[Part of a data file]
-=-=-

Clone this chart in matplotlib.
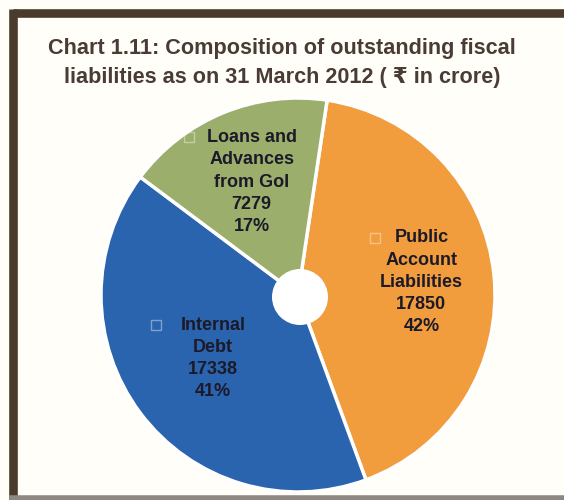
import numpy as np
import matplotlib
matplotlib.use("Agg")
import matplotlib.pyplot as plt
from matplotlib.patches import Circle
from matplotlib.lines import Line2D

# data
labels = ["Public\nAccount\nLiabilities", "Internal\nDebt", "Loans and\nAdvances\nfrom GoI"]
values = [17850, 17338, 7279]
colors = ["#F19D3E", "#2A63AE", "#9CAE6B"]
label_r = [0.62, 0.53, 0.61]

title = "Chart 1.11: Composition of outstanding fiscal\nliabilities as on 31 March 2012 ( \u20b9 in crore)"

plt.rcParams["font.family"] = ["Liberation Sans", "DejaVu Sans"]

W, H = 564, 500
fig = plt.figure(figsize=(W / 100, H / 100), dpi=100)
fig.patch.set_facecolor("#FFFEF8")

# frame (top / left brown, bottom greyish)
def px(x, y):
    return x / W, 1 - y / H

fig.add_artist(Line2D(*zip(px(12.5, 12.5), px(580, 12.5)), color="#4B3A2E", lw=6.2,
                      transform=fig.transFigure, solid_capstyle="butt"))
fig.add_artist(Line2D(*zip(px(12.5, 9), px(12.5, 497)), color="#4B3A2E", lw=6.2,
                      transform=fig.transFigure, solid_capstyle="butt"))
fig.add_artist(Line2D(*zip(px(9, 497.5), px(580, 497.5)), color="#8E8882", lw=4,
                      transform=fig.transFigure, solid_capstyle="butt"))

fig.text(0.5, 1 - 63 / H, title, ha="center", va="center", fontsize=15.6,
         fontweight="bold", color="#4A3B35", linespacing=1.45)

# pie axes: centre (298, 295) px, radius 197 px
cx, cy, half = 298, 295, 200
ax = fig.add_axes([(cx - half) / W, (H - cy - half) / H, 2 * half / W, 2 * half / H])
ax.axis("off")

total = sum(values)
wedges, _ = ax.pie(values, colors=colors, radius=0.985, startangle=81.5,
                   counterclock=False,
                   wedgeprops=dict(edgecolor="white", linewidth=2.5))
ax.set_xlim(-1, 1)
ax.set_ylim(-1, 1)
ax.set_aspect("equal")

for w, lab, v, r in zip(wedges, labels, values, label_r):
    mid = np.deg2rad((w.theta1 + w.theta2) / 2)
    x, y = r * np.cos(mid), r * np.sin(mid)
    txt = f"{lab}\n{v}\n{round(100 * v / total)}%"
    ax.text(x, y, txt, ha="center", va="center", fontsize=13, fontweight="bold",
            color="#1C1A28", linespacing=1.4)
    # faint legend key square before the first line
    nlines = txt.count("\n") + 1
    first = lab.split("\n")[0]
    ky = y + (nlines - 1) / 2 * 0.112
    kx = x - len(first) * 0.027 - 0.07
    ax.plot(kx, ky, marker="s", ms=7, mfc="none", mec="white", alpha=0.4, mew=1)

ax.add_patch(Circle((0.01, -0.01), 0.14, facecolor="white", edgecolor="none", zorder=5))

fig.savefig("out.png", dpi=100, facecolor=fig.get_facecolor())
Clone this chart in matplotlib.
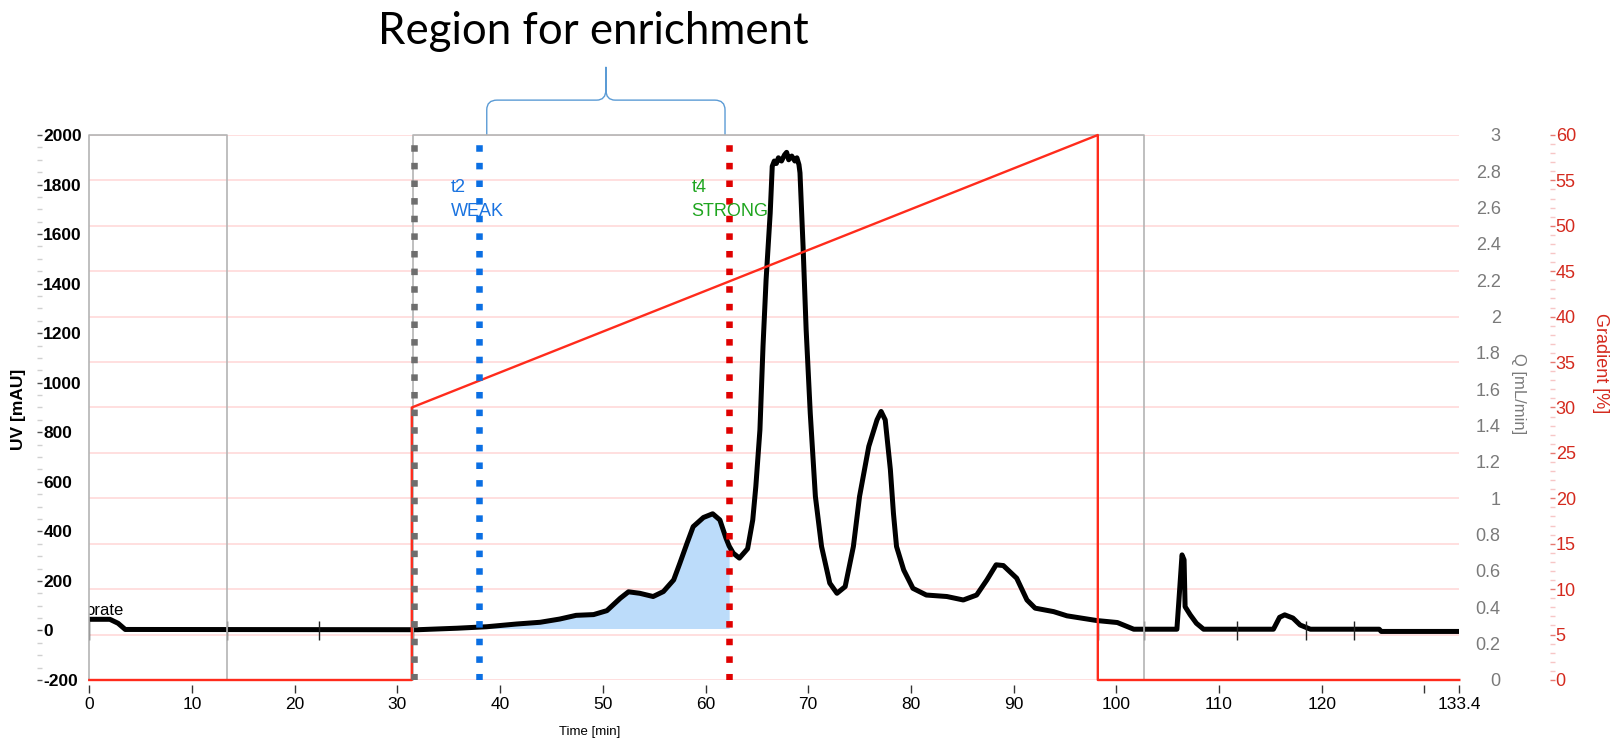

-=-=-

The pictures should not be reproduced; quote all of the other material exactly.

• [THE ANSWER]
Clone this chart in matplotlib.
import numpy as np
import matplotlib
matplotlib.use("Agg")
import matplotlib.pyplot as plt
from matplotlib.patches import Circle
from matplotlib.lines import Line2D

# data
labels = ["Public\nAccount\nLiabilities", "Internal\nDebt", "Loans and\nAdvances\nfrom GoI"]
values = [17850, 17338, 7279]
colors = ["#F19D3E", "#2A63AE", "#9CAE6B"]
label_r = [0.62, 0.53, 0.61]

title = "Chart 1.11: Composition of outstanding fiscal\nliabilities as on 31 March 2012 ( \u20b9 in crore)"

plt.rcParams["font.family"] = ["Liberation Sans", "DejaVu Sans"]

W, H = 564, 500
fig = plt.figure(figsize=(W / 100, H / 100), dpi=100)
fig.patch.set_facecolor("#FFFEF8")

# frame (top / left brown, bottom greyish)
def px(x, y):
    return x / W, 1 - y / H

fig.add_artist(Line2D(*zip(px(12.5, 12.5), px(580, 12.5)), color="#4B3A2E", lw=6.2,
                      transform=fig.transFigure, solid_capstyle="butt"))
fig.add_artist(Line2D(*zip(px(12.5, 9), px(12.5, 497)), color="#4B3A2E", lw=6.2,
                      transform=fig.transFigure, solid_capstyle="butt"))
fig.add_artist(Line2D(*zip(px(9, 497.5), px(580, 497.5)), color="#8E8882", lw=4,
                      transform=fig.transFigure, solid_capstyle="butt"))

fig.text(0.5, 1 - 63 / H, title, ha="center", va="center", fontsize=15.6,
         fontweight="bold", color="#4A3B35", linespacing=1.45)

# pie axes: centre (298, 295) px, radius 197 px
cx, cy, half = 298, 295, 200
ax = fig.add_axes([(cx - half) / W, (H - cy - half) / H, 2 * half / W, 2 * half / H])
ax.axis("off")

total = sum(values)
wedges, _ = ax.pie(values, colors=colors, radius=0.985, startangle=81.5,
                   counterclock=False,
                   wedgeprops=dict(edgecolor="white", linewidth=2.5))
ax.set_xlim(-1, 1)
ax.set_ylim(-1, 1)
ax.set_aspect("equal")

for w, lab, v, r in zip(wedges, labels, values, label_r):
    mid = np.deg2rad((w.theta1 + w.theta2) / 2)
    x, y = r * np.cos(mid), r * np.sin(mid)
    txt = f"{lab}\n{v}\n{round(100 * v / total)}%"
    ax.text(x, y, txt, ha="center", va="center", fontsize=13, fontweight="bold",
            color="#1C1A28", linespacing=1.4)
    # faint legend key square before the first line
    nlines = txt.count("\n") + 1
    first = lab.split("\n")[0]
    ky = y + (nlines - 1) / 2 * 0.112
    kx = x - len(first) * 0.027 - 0.07
    ax.plot(kx, ky, marker="s", ms=7, mfc="none", mec="white", alpha=0.4, mew=1)

ax.add_patch(Circle((0.01, -0.01), 0.14, facecolor="white", edgecolor="none", zorder=5))

fig.savefig("out.png", dpi=100, facecolor=fig.get_facecolor())
Clone this chart in matplotlib.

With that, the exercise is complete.